The Mediterranean country has been in chaos since 2011, when a NATO-backed uprising overthrew and killed longtime dictator Moammar Gadhafi. It has split into many factions, each supported by militias and foreign governments.
The country has become a major transit hub for migrants -- thousands come in every year from Arab nations or sub-Saharan Africa, aiming to cross the Mediterranean to Europe. A trafficking business has flourished and militias are reportedly involved at every stage, reports AP.
Militias are said to be involved in kidnapping, torture and extortion. As official state forces they are tasked with intercepting migrants at sea, but they also run state detention centers, where abuses of migrants are common.

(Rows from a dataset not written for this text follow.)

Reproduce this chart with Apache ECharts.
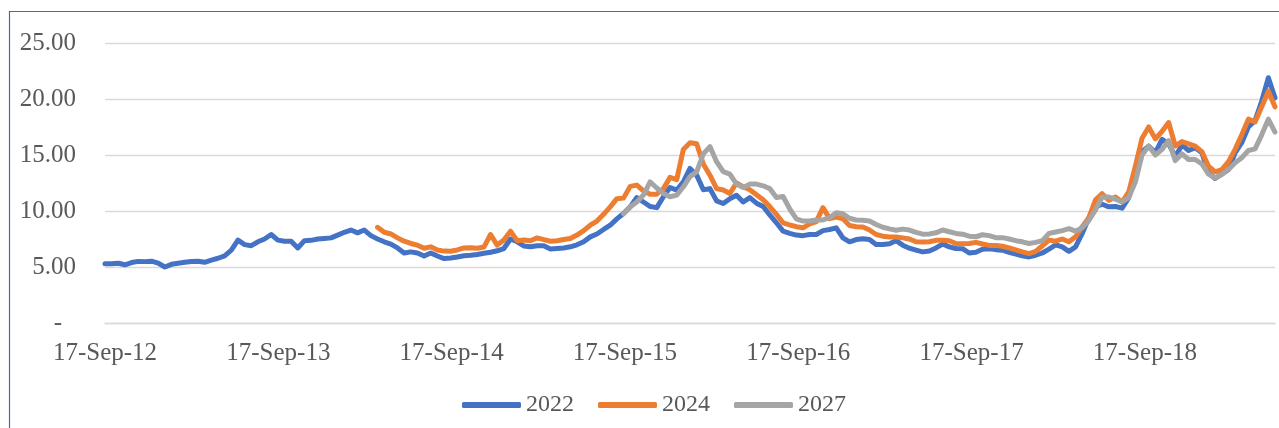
<!DOCTYPE html>
<html>
<head>
<meta charset="utf-8">
<script src="https://cdn.jsdelivr.net/npm/echarts@6/dist/echarts.min.js"></script>
<style>
  html, body { margin: 0; padding: 0; background: #ffffff; }
  #chart { width: 1279px; height: 428px; }
</style>
</head>
<body>
<div id="chart"></div>
<script>
const startDate = '2012-09-17';
const stepDays = 14;
const seriesNames = ['2022', '2024', '2027'];
const xTickLabels = ['17-Sep-12', '17-Sep-13', '17-Sep-14', '17-Sep-15', '17-Sep-16', '17-Sep-17', '17-Sep-18'];
const yTickValues = [0, 5, 10, 15, 20, 25];

// series "2022" starts at sample 0
const offset2022 = 0;
const values2022 = [
  5.30, 5.30, 5.34, 5.20, 5.40, 5.50, 5.48, 5.52, 5.35, 5.00,
  5.24, 5.34, 5.42, 5.50, 5.52, 5.42, 5.62, 5.78, 6.00, 6.50,
  7.40, 7.00, 6.90, 7.25, 7.50, 7.90, 7.40, 7.30, 7.30, 6.70,
  7.35, 7.38, 7.50, 7.55, 7.60, 7.85, 8.10, 8.30, 8.05, 8.30,
  7.80, 7.50, 7.25, 7.05, 6.70, 6.25, 6.35, 6.25, 5.98, 6.25,
  5.98, 5.75, 5.80, 5.90, 6.00, 6.05, 6.12, 6.22, 6.32, 6.45,
  6.65, 7.50, 7.25, 6.88, 6.80, 6.90, 6.90, 6.60, 6.65, 6.70,
  6.80, 6.98, 7.25, 7.69, 7.95, 8.35, 8.73, 9.30, 9.78, 10.37,
  11.20, 10.80, 10.40, 10.30, 11.27, 12.10, 11.87, 12.60, 13.80, 13.20,
  11.90, 12.00, 10.90, 10.67, 11.10, 11.40, 10.80, 11.20, 10.70, 10.40,
  9.65, 8.95, 8.20, 8.00, 7.85, 7.80, 7.90, 7.90, 8.25, 8.35,
  8.50, 7.60, 7.25, 7.45, 7.53, 7.45, 7.00, 7.00, 7.08, 7.35,
  6.95, 6.68, 6.50, 6.35, 6.42, 6.70, 7.05, 6.80, 6.65, 6.64,
  6.25, 6.32, 6.58, 6.62, 6.55, 6.50, 6.30, 6.15, 6.00, 5.90,
  6.05, 6.25, 6.60, 6.98, 6.80, 6.40, 6.80, 8.00, 9.40, 10.36,
  10.60, 10.37, 10.40, 10.25, 11.20, 13.03, 15.30, 15.80, 15.20, 16.40,
  16.00, 14.85, 15.90, 15.40, 15.65, 15.20, 13.40, 12.90, 13.30, 13.70,
  15.20, 16.10, 17.50, 18.07, 19.80, 21.90, 20.10
];

// series "2024" starts at sample 41
const offset2024 = 41;
const values2024 = [
  8.54, 8.10, 7.95, 7.60, 7.30, 7.10, 6.95, 6.67, 6.80,
  6.52, 6.42, 6.40, 6.52, 6.70, 6.72, 6.67, 6.78, 7.90, 6.96,
  7.41, 8.20, 7.35, 7.41, 7.35, 7.60, 7.45, 7.30, 7.35, 7.45,
  7.54, 7.85, 8.25, 8.73, 9.10, 9.70, 10.37, 11.10, 11.15, 12.20,
  12.31, 11.80, 11.50, 11.50, 12.00, 13.00, 12.80, 15.50, 16.10, 16.00,
  14.20, 13.20, 12.00, 11.87, 11.57, 12.50, 12.16, 11.90, 11.45, 11.00,
  10.40, 9.70, 8.95, 8.75, 8.60, 8.50, 8.85, 9.05, 10.30, 9.32,
  9.45, 9.30, 8.70, 8.60, 8.57, 8.30, 7.90, 7.75, 7.68, 7.68,
  7.60, 7.50, 7.25, 7.23, 7.25, 7.38, 7.38, 7.35, 7.10, 7.08,
  7.10, 7.20, 7.05, 6.93, 6.93, 6.85, 6.70, 6.52, 6.35, 6.20,
  6.40, 6.90, 7.40, 7.30, 7.50, 7.25, 7.70, 8.60, 9.40, 11.00,
  11.55, 10.95, 11.25, 10.80, 11.70, 14.00, 16.50, 17.50, 16.44, 17.10,
  17.90, 15.80, 16.20, 16.00, 15.80, 15.30, 14.00, 13.50, 13.70, 14.40,
  15.50, 16.80, 18.20, 17.95, 19.30, 20.70, 19.30
];

// series "2027" starts at sample 78
const offset2027 = 78;
const values2027 = [
  9.75, 10.37,
  10.80, 11.42, 12.60, 12.05, 11.57, 11.27, 11.42, 12.16, 13.06, 13.50,
  15.10, 15.75, 14.40, 13.51, 13.30, 12.40, 12.10, 12.40, 12.40, 12.25,
  12.00, 11.20, 11.30, 10.20, 9.30, 9.10, 9.10, 9.20, 9.20, 9.40,
  9.85, 9.76, 9.35, 9.20, 9.17, 9.10, 8.80, 8.55, 8.40, 8.28,
  8.38, 8.30, 8.10, 7.93, 7.95, 8.05, 8.30, 8.15, 8.00, 7.93,
  7.75, 7.70, 7.88, 7.80, 7.62, 7.62, 7.50, 7.35, 7.25, 7.10,
  7.20, 7.35, 8.00, 8.13, 8.25, 8.42, 8.20, 8.50, 9.15, 10.10,
  11.25, 11.25, 11.05, 10.80, 11.20, 12.60, 15.00, 15.80, 15.00, 15.50,
  16.29, 14.50, 15.10, 14.60, 14.60, 14.20, 13.30, 12.95, 13.25, 13.70,
  14.30, 14.75, 15.40, 15.55, 16.80, 18.20, 17.05
];

const seriesColors = ['#4472C4', '#ED7D31', '#A5A5A5'];

// ---- build ----
function buildData(values, offset) {
  return values.map(function (v, k) { return [(offset + k) * stepDays, v]; });
}
const lastIndex = values2022.length - 1;
const xMax = lastIndex * stepDays;
const yearDays = 365;

const font = 'Liberation Serif, Times New Roman, serif';
const textColor = '#595959';
const gridColor = '#D9D9D9';

const chart = echarts.init(document.getElementById('chart'), null, { renderer: 'canvas' });
chart.setOption({
  animation: false,
  backgroundColor: '#ffffff',
  graphic: [{
    type: 'rect',
    shape: { x: 9.5, y: 11.5, width: 1300, height: 500 },
    style: { fill: 'none', stroke: '#3F6BBE', lineWidth: 1.2 },
    silent: true,
    z: 0
  }],
  grid: { left: 105, right: 4, top: 43, bottom: 105, containLabel: false },
  legend: {
    left: 462,
    top: 393,
    padding: 0,
    itemWidth: 59,
    itemHeight: 6,
    itemGap: 24,
    icon: 'roundRect',
    textStyle: { fontFamily: font, fontSize: 24, color: textColor },
    data: seriesNames
  },
  xAxis: {
    type: 'value',
    min: 0,
    max: xMax,
    interval: yearDays,
    axisLine: { show: true, lineStyle: { color: gridColor, width: 1.3 } },
    axisTick: { show: false },
    splitLine: { show: false },
    axisLabel: {
      margin: 18,
      fontFamily: font,
      fontSize: 25,
      color: textColor,
      showMaxLabel: false,
      formatter: function (v) {
        if (v % yearDays !== 0) return '';
        const idx = Math.round(v / yearDays);
        return xTickLabels[idx] || '';
      }
    }
  },
  yAxis: {
    type: 'value',
    min: yTickValues[0],
    max: yTickValues[yTickValues.length - 1],
    interval: 5,
    axisLine: { show: false },
    axisTick: { show: false },
    splitLine: { show: true, lineStyle: { color: gridColor, width: 1.3 } },
    axisLabel: {
      margin: 29,
      fontFamily: font,
      fontSize: 25,
      color: textColor,
      formatter: function (v) { return v === 0 ? '{z|-}' : v.toFixed(2); },
      rich: { z: { fontFamily: font, fontSize: 25, color: textColor, padding: [0, 14, 0, 0] } }
    }
  },
  series: [
    { name: seriesNames[0], data: buildData(values2022, offset2022) },
    { name: seriesNames[1], data: buildData(values2024, offset2024) },
    { name: seriesNames[2], data: buildData(values2027, offset2027) }
  ].map(function (s, i) {
    return {
      name: s.name,
      type: 'line',
      data: s.data,
      showSymbol: false,
      symbol: 'none',
      color: seriesColors[i],
      lineStyle: { color: seriesColors[i], width: 5, cap: 'round', join: 'round' },
      itemStyle: { color: seriesColors[i] },
      emphasis: { disabled: true }
    };
  })
});
</script>
</body>
</html>
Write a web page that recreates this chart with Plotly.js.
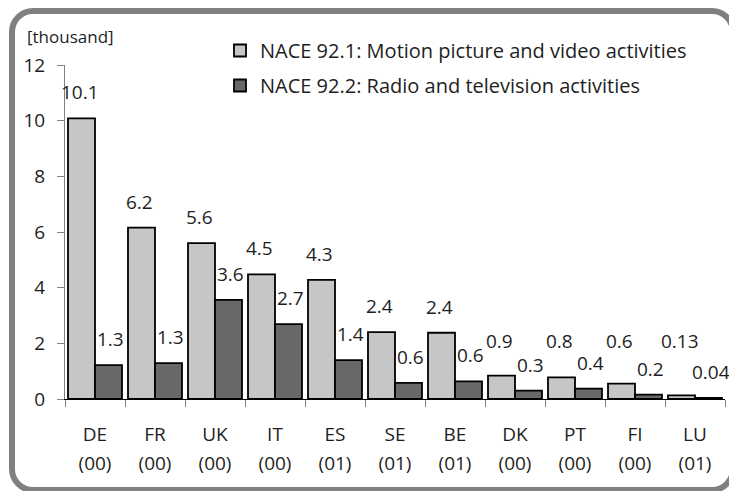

These militias essentially benefit from millions in funds the European Union gives to Libya to stop migrant flows to Europe.

The family story
Mazen's father, Mohamed Adam, fled Darfur in Sudan five years ago and arrived in Libya with his four children in December 2017. His wife died when their house was set on fire during a bout of tribal violence in Darfur, reports AP.
Adam settled in Tripoli and he and his children were registered with the UN refugee agency UNHCR as asylum seekers. Although they were hoping for a chance to reach Europe, they stayed, and Adam found work as a day laborer.
The AP spoke to Adam by phone, only a few hours before he was abducted by three armed men in uniform, according to his 20-year-old daughter, Rehab Adam.
In January, the whole family was reportedly rounded up in a crackdown on migrants by Libyan authorities, which happen frequently. Adam described to AP that they were held for over three months in a detention center in the town of Ain Zara. They were abused by guards, he said. The families was released only after a UN intervention.

The day Mazen didn’t return from work
Mazen is the second oldest of the four children. He worked also as a day laborer in farms and workshops to help the family survive. On August 30, he left the family home in Warshefana, a town on Tripoli's southwestern outskirts, for work, and didn't return.
That afternoon, Mazen's father received a call from another Sudanese woman in Libya, who sent him the video of his son being abused. She had seen it on a Sudanese migrants' WhatsApp group.
It is not clear how the video got there. However, in Libya migrants are regularly held for ransom, and the families pressured to send money for their release. Usually, the migrants are told to contact their family with a phone call.
In the video, Mazen's captor reportedly demands 5,000 Libyan dinars, (roughly 1,000 dollars) and tells the boy to call friends or family to get it. "Is he still alive or dead?'' his father, Adam said, speaking hours after the video emerged. "I don't have the money to free him.''
The video was reportedly shared on social media by activists in Sudan and by other Libyans worried for the boy's safety. A day after it appeared, the father was taken away by the armed men.
It appears no group has claimed responsibility for the abduction nor his father's detention. A spokesman for the Tripoli-based government did not reply for comment to AP.
Rehab and her younger siblings are now at a UN refugee agency facility in Tripoli, waiting for news. "We don't know where our father and brother are," she told AP. "God willing, we will reunite soon,'' she said.